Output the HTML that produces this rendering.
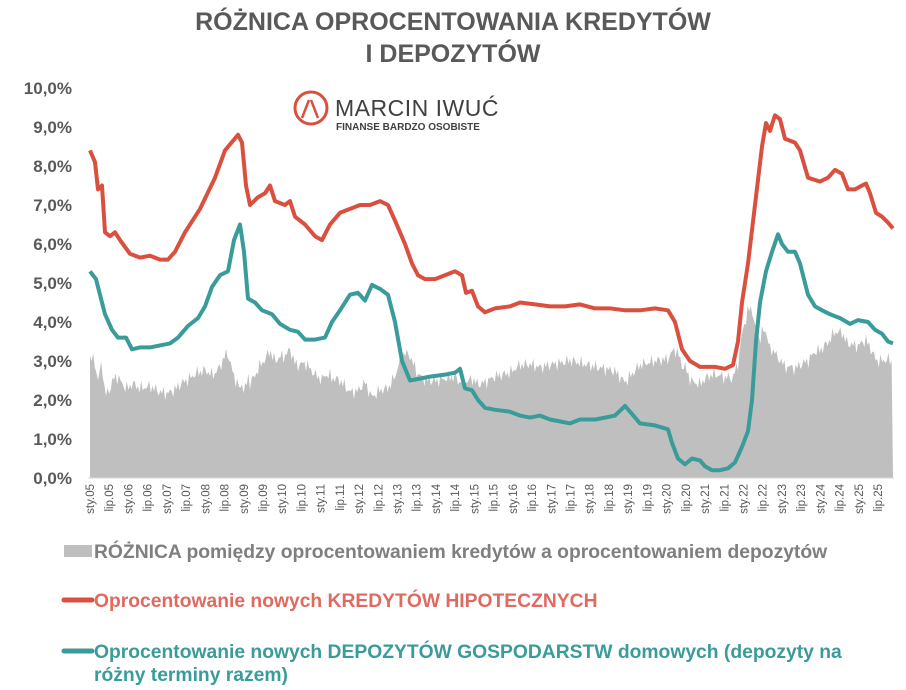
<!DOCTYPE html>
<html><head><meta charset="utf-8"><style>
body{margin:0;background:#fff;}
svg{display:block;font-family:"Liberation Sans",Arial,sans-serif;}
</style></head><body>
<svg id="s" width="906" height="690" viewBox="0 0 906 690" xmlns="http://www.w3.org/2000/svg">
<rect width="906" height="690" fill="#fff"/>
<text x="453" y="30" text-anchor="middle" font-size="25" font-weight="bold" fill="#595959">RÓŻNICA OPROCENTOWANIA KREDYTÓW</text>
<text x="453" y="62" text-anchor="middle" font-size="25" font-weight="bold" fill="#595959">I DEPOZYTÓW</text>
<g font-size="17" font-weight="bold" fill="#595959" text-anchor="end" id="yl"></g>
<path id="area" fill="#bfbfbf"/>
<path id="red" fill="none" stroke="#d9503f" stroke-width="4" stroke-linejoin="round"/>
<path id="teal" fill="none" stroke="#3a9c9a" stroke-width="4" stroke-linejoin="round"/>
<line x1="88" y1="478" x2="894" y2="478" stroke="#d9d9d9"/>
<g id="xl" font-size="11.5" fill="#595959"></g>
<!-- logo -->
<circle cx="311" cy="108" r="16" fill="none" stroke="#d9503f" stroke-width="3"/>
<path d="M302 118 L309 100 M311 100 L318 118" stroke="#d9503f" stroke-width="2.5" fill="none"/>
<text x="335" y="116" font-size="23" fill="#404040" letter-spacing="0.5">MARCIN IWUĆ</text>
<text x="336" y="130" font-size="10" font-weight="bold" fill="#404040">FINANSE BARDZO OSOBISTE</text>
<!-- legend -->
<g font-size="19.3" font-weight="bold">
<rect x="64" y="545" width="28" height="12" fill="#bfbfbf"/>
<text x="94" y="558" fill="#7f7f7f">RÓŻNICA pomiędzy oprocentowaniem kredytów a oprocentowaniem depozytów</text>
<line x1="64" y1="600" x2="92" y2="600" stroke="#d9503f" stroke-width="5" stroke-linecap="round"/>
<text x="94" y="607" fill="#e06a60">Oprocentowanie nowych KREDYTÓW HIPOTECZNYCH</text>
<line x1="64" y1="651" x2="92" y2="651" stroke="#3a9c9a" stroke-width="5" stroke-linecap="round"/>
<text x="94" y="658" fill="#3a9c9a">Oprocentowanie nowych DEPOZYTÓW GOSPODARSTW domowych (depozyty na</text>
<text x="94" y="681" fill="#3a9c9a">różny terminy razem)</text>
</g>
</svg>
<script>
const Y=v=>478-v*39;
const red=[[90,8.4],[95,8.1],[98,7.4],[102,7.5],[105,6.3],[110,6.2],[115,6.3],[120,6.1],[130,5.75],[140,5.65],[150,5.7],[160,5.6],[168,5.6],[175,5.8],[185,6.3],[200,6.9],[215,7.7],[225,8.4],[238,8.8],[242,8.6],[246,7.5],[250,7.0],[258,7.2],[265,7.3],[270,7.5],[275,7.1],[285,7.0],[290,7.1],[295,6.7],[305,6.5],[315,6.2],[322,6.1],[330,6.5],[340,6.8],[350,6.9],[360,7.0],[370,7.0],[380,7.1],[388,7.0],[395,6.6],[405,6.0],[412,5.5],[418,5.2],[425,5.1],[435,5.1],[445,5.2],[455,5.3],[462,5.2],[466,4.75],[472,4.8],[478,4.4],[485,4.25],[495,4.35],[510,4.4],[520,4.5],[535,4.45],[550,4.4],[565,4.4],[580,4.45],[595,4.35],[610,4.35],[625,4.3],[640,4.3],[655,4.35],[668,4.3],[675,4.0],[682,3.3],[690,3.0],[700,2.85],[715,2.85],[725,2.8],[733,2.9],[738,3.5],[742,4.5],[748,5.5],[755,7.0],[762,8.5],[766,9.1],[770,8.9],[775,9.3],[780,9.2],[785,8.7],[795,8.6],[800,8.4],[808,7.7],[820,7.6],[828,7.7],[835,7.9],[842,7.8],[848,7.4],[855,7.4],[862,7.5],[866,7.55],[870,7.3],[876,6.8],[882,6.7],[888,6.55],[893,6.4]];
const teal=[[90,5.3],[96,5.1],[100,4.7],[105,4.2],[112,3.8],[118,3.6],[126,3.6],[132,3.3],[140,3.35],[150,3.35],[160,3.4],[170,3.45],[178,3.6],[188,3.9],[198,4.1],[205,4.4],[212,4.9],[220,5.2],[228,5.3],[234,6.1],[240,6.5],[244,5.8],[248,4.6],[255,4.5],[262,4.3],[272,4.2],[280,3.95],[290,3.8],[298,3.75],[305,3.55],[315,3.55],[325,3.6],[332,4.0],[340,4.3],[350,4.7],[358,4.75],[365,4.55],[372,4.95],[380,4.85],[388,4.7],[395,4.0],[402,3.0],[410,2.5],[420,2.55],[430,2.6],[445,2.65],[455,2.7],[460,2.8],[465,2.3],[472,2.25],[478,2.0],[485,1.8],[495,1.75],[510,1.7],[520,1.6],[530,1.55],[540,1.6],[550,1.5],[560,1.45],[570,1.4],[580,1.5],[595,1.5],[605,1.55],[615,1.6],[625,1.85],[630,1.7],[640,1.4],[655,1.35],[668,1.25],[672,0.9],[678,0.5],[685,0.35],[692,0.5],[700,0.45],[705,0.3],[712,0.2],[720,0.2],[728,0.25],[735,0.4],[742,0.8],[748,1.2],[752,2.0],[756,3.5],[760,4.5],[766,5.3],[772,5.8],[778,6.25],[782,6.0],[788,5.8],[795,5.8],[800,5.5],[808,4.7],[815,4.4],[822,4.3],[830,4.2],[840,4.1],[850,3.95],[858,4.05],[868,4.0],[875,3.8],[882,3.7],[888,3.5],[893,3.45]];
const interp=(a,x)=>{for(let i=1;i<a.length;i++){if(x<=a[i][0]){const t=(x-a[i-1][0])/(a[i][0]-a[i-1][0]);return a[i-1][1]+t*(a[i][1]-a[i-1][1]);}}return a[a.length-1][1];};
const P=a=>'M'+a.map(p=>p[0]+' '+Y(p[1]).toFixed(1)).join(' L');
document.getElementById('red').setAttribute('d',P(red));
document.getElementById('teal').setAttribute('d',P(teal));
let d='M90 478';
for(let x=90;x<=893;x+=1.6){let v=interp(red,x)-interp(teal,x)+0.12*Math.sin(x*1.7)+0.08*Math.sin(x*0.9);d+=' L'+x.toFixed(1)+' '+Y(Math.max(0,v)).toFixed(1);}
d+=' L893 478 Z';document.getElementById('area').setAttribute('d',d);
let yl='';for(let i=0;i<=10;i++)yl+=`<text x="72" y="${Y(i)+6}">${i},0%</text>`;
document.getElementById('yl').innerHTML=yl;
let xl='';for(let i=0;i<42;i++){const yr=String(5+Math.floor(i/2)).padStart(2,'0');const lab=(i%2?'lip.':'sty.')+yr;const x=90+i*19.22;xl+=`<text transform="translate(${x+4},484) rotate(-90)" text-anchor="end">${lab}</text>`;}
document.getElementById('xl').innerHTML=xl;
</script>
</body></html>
---
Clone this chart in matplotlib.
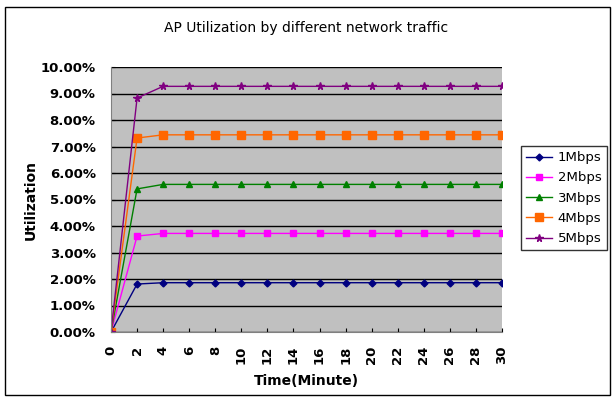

## Exercise description
List all lines holding the string "this".

## Complete response
Output the HTML that produces this rendering.
Clone this chart in matplotlib.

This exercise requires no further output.